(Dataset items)
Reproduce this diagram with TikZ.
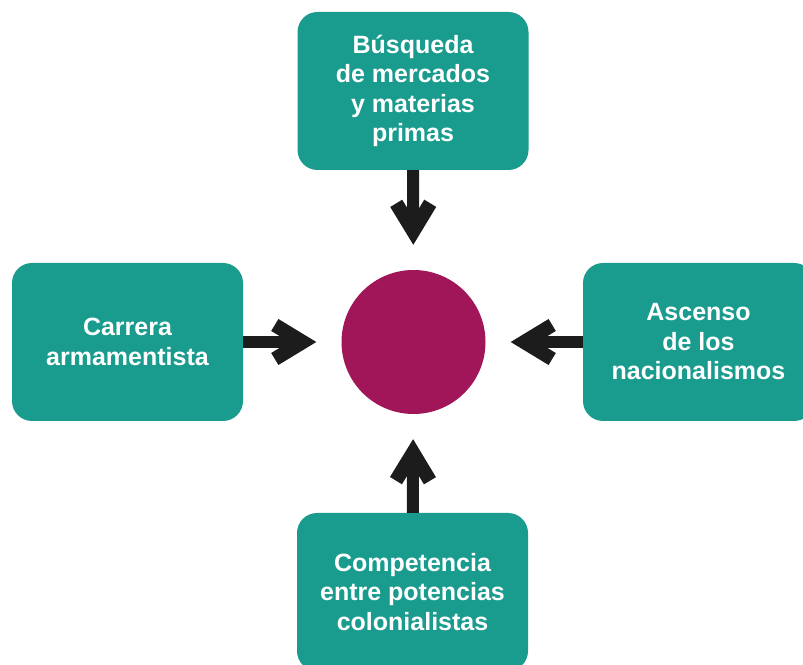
\documentclass[tikz,border=0pt]{standalone}
\usepackage{fontspec}
\setmainfont{Liberation Sans}
\usetikzlibrary{arrows.meta}
\definecolor{boxteal}{RGB}{25,155,142}
\definecolor{circmagenta}{RGB}{160,22,88}
\definecolor{arrowblack}{RGB}{28,28,28}
\begin{document}
\begin{tikzpicture}[x=1pt, y=1pt,
        box/.style={fill=boxteal, rounded corners=20pt, minimum width=231pt, minimum height=158pt,
            text=white, align=center, font=\fontsize{25}{29.5}\selectfont\bfseries},
        flecha/.style={line width=12pt, draw=arrowblack,
            -{Straight Barb[length=28pt, width=34pt, line width=14pt, line cap=butt, line join=miter]},
            shorten >=25pt}]
        \useasboundingbox (0,0) rectangle (803,664);
        \node[circle, fill=circmagenta, minimum size=144pt, inner sep=0pt] (C) at (413.5,322) {};
        \node[box] (T) at (413,573) {Búsqueda\\de mercados\\y materias\\primas};
        \node[box] (L) at (127.5,322) {Carrera\\armamentista};
        \node[box] (R) at (698.5,322) {Ascenso\\de los\\nacionalismos};
        \node[box] (B) at (412.5,72) {Competencia\\entre potencias\\colonialistas};

        \draw[flecha] (T) -- (C);
        \draw[flecha] (L) -- (C);
        \draw[flecha] (R) -- (C);
        \draw[flecha] (B) -- (C);
    \end{tikzpicture}
\end{document}
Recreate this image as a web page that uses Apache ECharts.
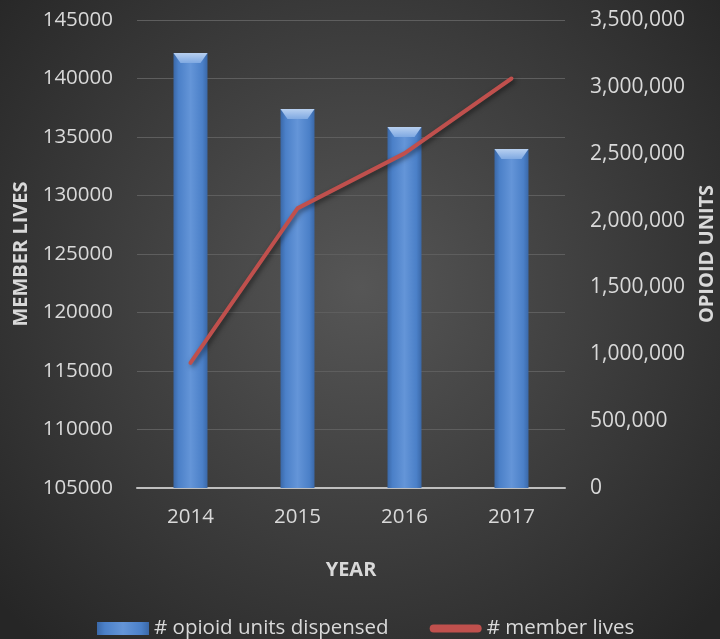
<!DOCTYPE html>
<html><head><meta charset="utf-8">
<script src="https://cdn.jsdelivr.net/npm/echarts@6/dist/echarts.min.js"></script>
<style>html,body{margin:0;padding:0;background:#333;}#c{width:720px;height:639px;}</style>
</head><body><div id="c"></div>
<script>
const years = ['2014', '2015', '2016', '2017'];
const opioidUnits = [3253000, 2834000, 2700000, 2535000];
const memberLives = [115700, 128900, 133600, 140000];
const leftTicks = {min: 105000, max: 145000, interval: 5000};
const rightTicks = {min: 0, max: 3500000, interval: 500000};

const FONT = '"Open Sans", sans-serif';
const txt = '#d9d9d9';
const chart = echarts.init(document.getElementById('c'));
chart.setOption({
  backgroundColor: {
    type: 'radial', x: 0.5, y: 0.45, r: 0.75,
    colorStops: [{offset: 0, color: '#565656'}, {offset: 1, color: '#262626'}]
  },
  textStyle: {fontFamily: FONT},
  grid: {left: 137, right: 155, top: 20, bottom: 151, outerBoundsMode: 'none', containLabel: false},
  legend: {
    top: 618, left: 97, padding: 0, itemGap: 41, itemWidth: 52, itemHeight: 13,
    textStyle: {color: txt, fontSize: 20.5, fontFamily: FONT},
    data: [
      {name: '# opioid units dispensed', icon: 'rect'},
      {name: '# member lives', icon: 'path://M4,0 H48 A4,4 0 0 1 48,8 H4 A4,4 0 0 1 4,0 Z',
       itemStyle: {color: '#c0504d'}}
    ]
  },
  xAxis: {
    type: 'category', data: years,
    name: 'YEAR', nameLocation: 'middle', nameGap: 72,
    nameTextStyle: {color: txt, fontSize: 20, fontWeight: 'bold', fontFamily: FONT},
    axisLine: {lineStyle: {color: '#bfbfbf', width: 2}},
    axisTick: {show: false},
    axisLabel: {color: txt, fontSize: 20.5, margin: 19, fontFamily: FONT}
  },
  yAxis: [
    {
      type: 'value', min: leftTicks.min, max: leftTicks.max, interval: leftTicks.interval,
      name: 'MEMBER LIVES', nameLocation: 'middle', nameGap: 106, nameRotate: 90,
      nameTextStyle: {color: txt, fontSize: 20, fontWeight: 'bold', fontFamily: FONT},
      axisLine: {show: false}, axisTick: {show: false},
      axisLabel: {color: txt, fontSize: 20.5, margin: 24, fontFamily: FONT,
        formatter: v => String(v)},
      splitLine: {lineStyle: {color: '#5e5e5e', width: 1}}
    },
    {
      type: 'value', min: rightTicks.min, max: rightTicks.max, interval: rightTicks.interval,
      name: 'OPIOID UNITS', nameLocation: 'middle', nameGap: 132, nameRotate: 90,
      nameTextStyle: {color: txt, fontSize: 20, fontWeight: 'bold', fontFamily: FONT},
      axisLine: {show: false}, axisTick: {show: false},
      axisLabel: {color: txt, fontSize: 21, margin: 25, fontFamily: FONT,
        formatter: v => v.toLocaleString('en-US')},
      splitLine: {show: false}
    }
  ],
  series: [
    {
      name: '# opioid units dispensed', type: 'bar', yAxisIndex: 1, data: opioidUnits,
      barWidth: 34, z: 2,
      itemStyle: {
        color: {type: 'linear', x: 0, y: 0, x2: 1, y2: 0, colorStops: [
          {offset: 0, color: '#3a68a8'}, {offset: 0.15, color: '#4b80c8'},
          {offset: 0.5, color: '#6495d8'}, {offset: 0.85, color: '#4b80c8'}, {offset: 1, color: '#3a68a8'}]},
        shadowColor: 'rgba(0,0,0,0.5)', shadowBlur: 6, shadowOffsetX: 2, shadowOffsetY: 2
      }
    },
    {
      name: 'bevel', type: 'pictorialBar', yAxisIndex: 1, data: opioidUnits,
      symbol: 'path://M0,0 L34,0 L27,10 L7,10 Z', symbolSize: [34, 10],
      symbolPosition: 'end', symbolOffset: [0, 0], z: 3, silent: true,
      itemStyle: {color: {type: 'linear', x: 0, y: 0, x2: 0, y2: 1, colorStops: [
        {offset: 0, color: '#b8d0f0'}, {offset: 1, color: '#7fa9e2'}]}}
    },
    {
      name: '# member lives', type: 'line', yAxisIndex: 0, data: memberLives, z: 4,
      symbol: 'none', lineStyle: {color: '#c0504d', width: 4, cap: 'round', join: 'round',
        shadowColor: 'rgba(0,0,0,0.5)', shadowBlur: 5, shadowOffsetX: 2, shadowOffsetY: 2},
      itemStyle: {color: '#c0504d'}
    }
  ]
});
</script></body></html>
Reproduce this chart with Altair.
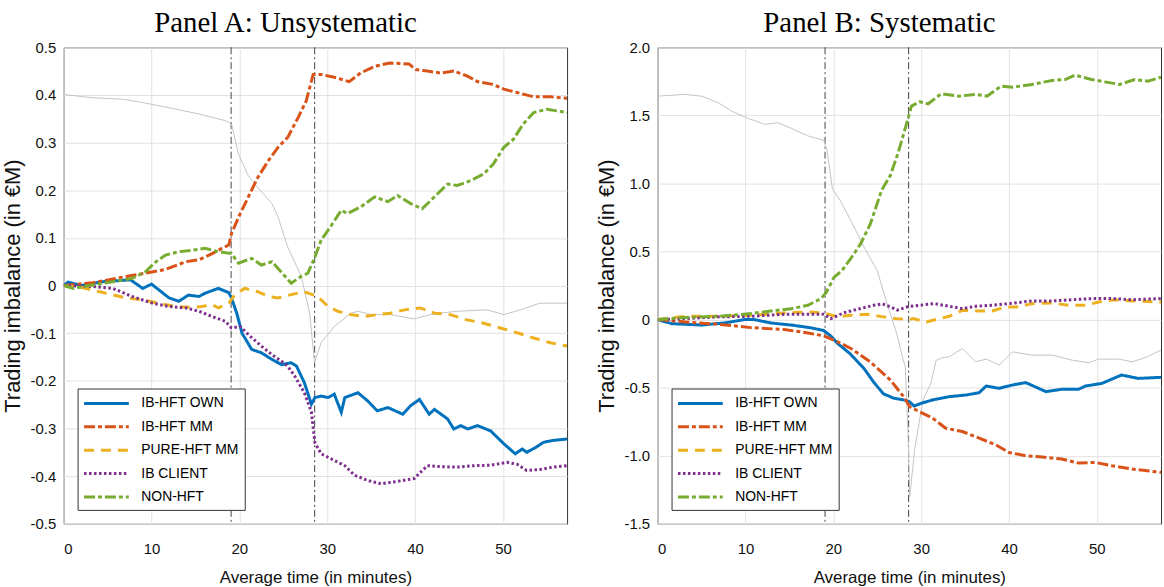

**Task statement:**
Reproduce the full material exactly, excluding the pictures.

**Exercise response:**
Reproduce this diagram with TikZ.
\documentclass[tikz,border=0pt]{standalone}
\usepackage{fontspec}
\setmainfont{Liberation Sans}
\usetikzlibrary{arrows.meta}
\definecolor{boxteal}{RGB}{25,155,142}
\definecolor{circmagenta}{RGB}{160,22,88}
\definecolor{arrowblack}{RGB}{28,28,28}
\begin{document}
\begin{tikzpicture}[x=1pt, y=1pt,
        box/.style={fill=boxteal, rounded corners=20pt, minimum width=231pt, minimum height=158pt,
            text=white, align=center, font=\fontsize{25}{29.5}\selectfont\bfseries},
        flecha/.style={line width=12pt, draw=arrowblack,
            -{Straight Barb[length=28pt, width=34pt, line width=14pt, line cap=butt, line join=miter]},
            shorten >=25pt}]
        \useasboundingbox (0,0) rectangle (803,664);
        \node[circle, fill=circmagenta, minimum size=144pt, inner sep=0pt] (C) at (413.5,322) {};
        \node[box] (T) at (413,573) {Búsqueda\\de mercados\\y materias\\primas};
        \node[box] (L) at (127.5,322) {Carrera\\armamentista};
        \node[box] (R) at (698.5,322) {Ascenso\\de los\\nacionalismos};
        \node[box] (B) at (412.5,72) {Competencia\\entre potencias\\colonialistas};

        \draw[flecha] (T) -- (C);
        \draw[flecha] (L) -- (C);
        \draw[flecha] (R) -- (C);
        \draw[flecha] (B) -- (C);
    \end{tikzpicture}
\end{document}
Recreate this image as a web page that uses Apache ECharts.
<!DOCTYPE html>
<html><head><meta charset="utf-8">
<script src="https://cdn.jsdelivr.net/npm/echarts@6/dist/echarts.min.js"></script>
<style>html,body{margin:0;padding:0;background:#333;}#c{width:720px;height:639px;}</style>
</head><body><div id="c"></div>
<script>
const years = ['2014', '2015', '2016', '2017'];
const opioidUnits = [3253000, 2834000, 2700000, 2535000];
const memberLives = [115700, 128900, 133600, 140000];
const leftTicks = {min: 105000, max: 145000, interval: 5000};
const rightTicks = {min: 0, max: 3500000, interval: 500000};

const FONT = '"Open Sans", sans-serif';
const txt = '#d9d9d9';
const chart = echarts.init(document.getElementById('c'));
chart.setOption({
  backgroundColor: {
    type: 'radial', x: 0.5, y: 0.45, r: 0.75,
    colorStops: [{offset: 0, color: '#565656'}, {offset: 1, color: '#262626'}]
  },
  textStyle: {fontFamily: FONT},
  grid: {left: 137, right: 155, top: 20, bottom: 151, outerBoundsMode: 'none', containLabel: false},
  legend: {
    top: 618, left: 97, padding: 0, itemGap: 41, itemWidth: 52, itemHeight: 13,
    textStyle: {color: txt, fontSize: 20.5, fontFamily: FONT},
    data: [
      {name: '# opioid units dispensed', icon: 'rect'},
      {name: '# member lives', icon: 'path://M4,0 H48 A4,4 0 0 1 48,8 H4 A4,4 0 0 1 4,0 Z',
       itemStyle: {color: '#c0504d'}}
    ]
  },
  xAxis: {
    type: 'category', data: years,
    name: 'YEAR', nameLocation: 'middle', nameGap: 72,
    nameTextStyle: {color: txt, fontSize: 20, fontWeight: 'bold', fontFamily: FONT},
    axisLine: {lineStyle: {color: '#bfbfbf', width: 2}},
    axisTick: {show: false},
    axisLabel: {color: txt, fontSize: 20.5, margin: 19, fontFamily: FONT}
  },
  yAxis: [
    {
      type: 'value', min: leftTicks.min, max: leftTicks.max, interval: leftTicks.interval,
      name: 'MEMBER LIVES', nameLocation: 'middle', nameGap: 106, nameRotate: 90,
      nameTextStyle: {color: txt, fontSize: 20, fontWeight: 'bold', fontFamily: FONT},
      axisLine: {show: false}, axisTick: {show: false},
      axisLabel: {color: txt, fontSize: 20.5, margin: 24, fontFamily: FONT,
        formatter: v => String(v)},
      splitLine: {lineStyle: {color: '#5e5e5e', width: 1}}
    },
    {
      type: 'value', min: rightTicks.min, max: rightTicks.max, interval: rightTicks.interval,
      name: 'OPIOID UNITS', nameLocation: 'middle', nameGap: 132, nameRotate: 90,
      nameTextStyle: {color: txt, fontSize: 20, fontWeight: 'bold', fontFamily: FONT},
      axisLine: {show: false}, axisTick: {show: false},
      axisLabel: {color: txt, fontSize: 21, margin: 25, fontFamily: FONT,
        formatter: v => v.toLocaleString('en-US')},
      splitLine: {show: false}
    }
  ],
  series: [
    {
      name: '# opioid units dispensed', type: 'bar', yAxisIndex: 1, data: opioidUnits,
      barWidth: 34, z: 2,
      itemStyle: {
        color: {type: 'linear', x: 0, y: 0, x2: 1, y2: 0, colorStops: [
          {offset: 0, color: '#3a68a8'}, {offset: 0.15, color: '#4b80c8'},
          {offset: 0.5, color: '#6495d8'}, {offset: 0.85, color: '#4b80c8'}, {offset: 1, color: '#3a68a8'}]},
        shadowColor: 'rgba(0,0,0,0.5)', shadowBlur: 6, shadowOffsetX: 2, shadowOffsetY: 2
      }
    },
    {
      name: 'bevel', type: 'pictorialBar', yAxisIndex: 1, data: opioidUnits,
      symbol: 'path://M0,0 L34,0 L27,10 L7,10 Z', symbolSize: [34, 10],
      symbolPosition: 'end', symbolOffset: [0, 0], z: 3, silent: true,
      itemStyle: {color: {type: 'linear', x: 0, y: 0, x2: 0, y2: 1, colorStops: [
        {offset: 0, color: '#b8d0f0'}, {offset: 1, color: '#7fa9e2'}]}}
    },
    {
      name: '# member lives', type: 'line', yAxisIndex: 0, data: memberLives, z: 4,
      symbol: 'none', lineStyle: {color: '#c0504d', width: 4, cap: 'round', join: 'round',
        shadowColor: 'rgba(0,0,0,0.5)', shadowBlur: 5, shadowOffsetX: 2, shadowOffsetY: 2},
      itemStyle: {color: '#c0504d'}
    }
  ]
});
</script></body></html>
Reproduce this chart with Altair.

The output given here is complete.